14. The system according to claim 12, wherein said fourth means generates sequentially the position designation signals in such a way that the respective values of the reference point, the first predetermined angle, and radius are varied so that the output video image is gradually turned on.

15. The system according to claim 14, wherein said fourth means is a joystick.

16. The system according to claim 13, wherein said positional output image address signal generated by said fourth means and positional reference point signal calculated by said fifth means are signals representing addresses of respective picture elements on a raster screen.

17. The system according to claim 16, wherein said first and second rotation transform circuits carry out the rotation transform processing using a conversion coefficient for converting each positional address data on the two-dimensional plane to each positional address data on the raster screen.

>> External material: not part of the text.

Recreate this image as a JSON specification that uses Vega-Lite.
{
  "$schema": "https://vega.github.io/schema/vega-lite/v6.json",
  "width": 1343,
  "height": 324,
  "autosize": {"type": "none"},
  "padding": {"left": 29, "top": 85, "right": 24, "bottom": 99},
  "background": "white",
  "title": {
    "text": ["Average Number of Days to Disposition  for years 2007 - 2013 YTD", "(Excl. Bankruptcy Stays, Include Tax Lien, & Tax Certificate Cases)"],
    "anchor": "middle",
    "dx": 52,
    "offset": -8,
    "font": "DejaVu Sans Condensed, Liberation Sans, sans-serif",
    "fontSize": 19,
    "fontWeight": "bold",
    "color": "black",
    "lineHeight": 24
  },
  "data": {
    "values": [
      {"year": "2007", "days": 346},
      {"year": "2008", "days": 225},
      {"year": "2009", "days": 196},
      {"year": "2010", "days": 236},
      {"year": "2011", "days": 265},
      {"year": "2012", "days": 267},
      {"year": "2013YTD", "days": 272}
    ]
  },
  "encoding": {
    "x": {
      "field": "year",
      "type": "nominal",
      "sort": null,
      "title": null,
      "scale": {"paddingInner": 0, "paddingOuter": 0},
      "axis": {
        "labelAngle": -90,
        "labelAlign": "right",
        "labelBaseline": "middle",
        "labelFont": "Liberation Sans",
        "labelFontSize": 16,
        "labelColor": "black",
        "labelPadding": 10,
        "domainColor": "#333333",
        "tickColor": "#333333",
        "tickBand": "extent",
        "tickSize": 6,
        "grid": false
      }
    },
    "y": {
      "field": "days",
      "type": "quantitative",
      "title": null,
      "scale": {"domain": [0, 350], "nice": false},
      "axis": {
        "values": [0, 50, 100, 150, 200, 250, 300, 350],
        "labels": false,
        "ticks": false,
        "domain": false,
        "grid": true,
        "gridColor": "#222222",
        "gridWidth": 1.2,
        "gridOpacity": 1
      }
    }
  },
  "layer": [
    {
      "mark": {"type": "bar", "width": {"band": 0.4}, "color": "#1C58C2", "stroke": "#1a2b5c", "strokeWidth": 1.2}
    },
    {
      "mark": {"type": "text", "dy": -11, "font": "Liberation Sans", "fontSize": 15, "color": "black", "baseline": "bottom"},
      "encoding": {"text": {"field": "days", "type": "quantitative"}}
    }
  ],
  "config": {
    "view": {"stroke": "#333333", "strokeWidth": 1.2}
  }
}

18. The system according to claim 13, wherein said second rotation transform circuit processes the rotation transform together with a fold back transform processing for the positional address data outputted from said non-linear compression inverse transform circuit corresponding to said first and fourth parts of the output video image.

19. The system according to claim 13, wherein said second predetermined angle is a minus value of said first determined angle.

20. The system according to claim 13, wherein a coordinate system of the two-dimensional plane is changed whenever the transform processing is carried out.

21. A method for effecting a transformation of a video image on a video screen, comprising the steps of:
(a) defining a two-dimensional address plane within a memory area:
(b) storing an input video image within said memory area so that each video data of a picture element thereof is placed at a corresponding address;
(c) virtually placing a cylinder shaped image whose radius of a section thereof is varied on the address plane defined in said step (a) and winding a part of said address plane on said cylinder shaped image;
(d) displacing said cylinder shaped image along a predetermined direction on said address plane with its radius varied with time so that the address plane is turned over along the predetermined direction;
(e) transforming parallel translation and rotation for the whole address plane, a non-linear compression with respect to the predetermined direction for front and rear parts of the address plane which are wound on a surface of said cylinder shaped image as viewed vertically through the video screen, and a fold back of the rear part of the address plane;

(f) inverse transforming the transformed address data obtained in said step (e) so as to unfold the output video image and reading out an inverse transformed image address data with a priority taken for the turned over part of output image as input image address data;
(g) displaying the input image on the video screen on the basis of the input image address, whereby the video image on the video screen can be viewed as if a page were turned over.